Third, for each candidate we calculated parental National Statistics Socio-Economic Classification (NS-SEC) based on applicant responses to the self-report questions used by the Office of National Statistics (ONS) [23] undertaken during the UKCAT registration process. Applicants were allocated to one of five NS-SEC groups based on the highest NS-SEC of either parent. NS-SEC differs from the previous Registrar General Classification of occupation. Firstly, it is not strictly linear. NS-SEC 1 (higher managerial, administrative and professional occupations) and NS-SEC 2 (intermediate occupations) can be considered higher SES and NS-SEC 4 (lower supervisory and technical occupations) and NS-SEC 5 (semi-routine and routine occupations) lower SES, but NS-SEC 3 (small employers and own account workers) is a distinct occupational group which is not ordered in the same way. Secondly when considering the most affluent group in both classification systems, NS-SEC 1 is a broader, numerically larger group than the previous social class 1, including both traditional professional occupations like medicine and law and modern professional occupations like nursing and teaching, as well as senior management. The proportion of the UK population in the five categories in 2011 was NS-SEC 1 41.4 %, NS-SEC 2 12.7 %, NS-SEC 3 9.4 %, NS-SEC 4 6.9 % and NS-SEC 5 25.2 % [24]. Unlike IMD and school type, NS-SEC is an individual measure of SES, but completion of the NS-SEC questions during registration is voluntary so this information is not available for all applicants with approximately 10 % of data missing for school-leaver applicants in the period examined.
Data analysis
For each country and for the UK as a whole, we calculated the percentage of applicants from each decile of IMD score (equal tenths of postcodes ranked in ascending order of affluence), each school type and each NS-SEC category.
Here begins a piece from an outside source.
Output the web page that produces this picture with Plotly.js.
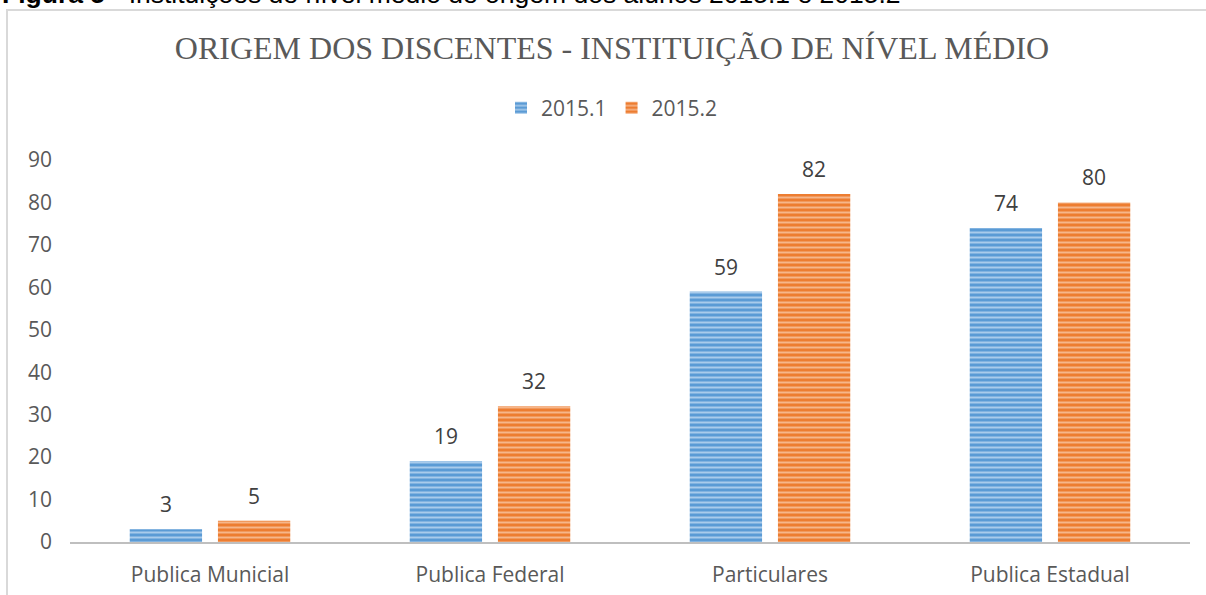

For IMD and NS-SEC, we then estimated an ‘application ratio’ which is the ratio of the proportion of applicants in each subcategory to the expected proportion of the population in that subcategory (akin to the standardised admission ratio proposed by Seyan et al) [25]. This process was repeated for the percentage of applicants who received an accepted offer, with a ‘selection ratio’ estimated which is the ratio of the proportion of applicants with an accepted offer in each subcategory to the proportion of all applicants in that subcategory. To further examine the distribution of applicant by SES, we calculated the percentage of applicants and the percentages of applicants with an accepted offer for 100 equally sized groups of postcodes ranked in ascending order of affluence by IMD, and examined how school type and NS-SEC were distributed across the range of IMD. Finally, we defined a single binary measure of participation by applicants from less affluent families as an applicant having parents in NS-SEC 4 or 5 (lower supervisory and technical, and semi-routine and routine occupations), and examined how the percentage of applicants and accepted offers made to this group varied between the 22 medical schools. Data were analysed in a web-based safe haven managed by the Health Informatics Centre, University of Dundee, under data governance rules established by the UKCAT Consortium. The study was reviewed and approved by the University of St Andrews Teaching and Research Ethics Committee. Analysis was carried out in IBM SPSS v11.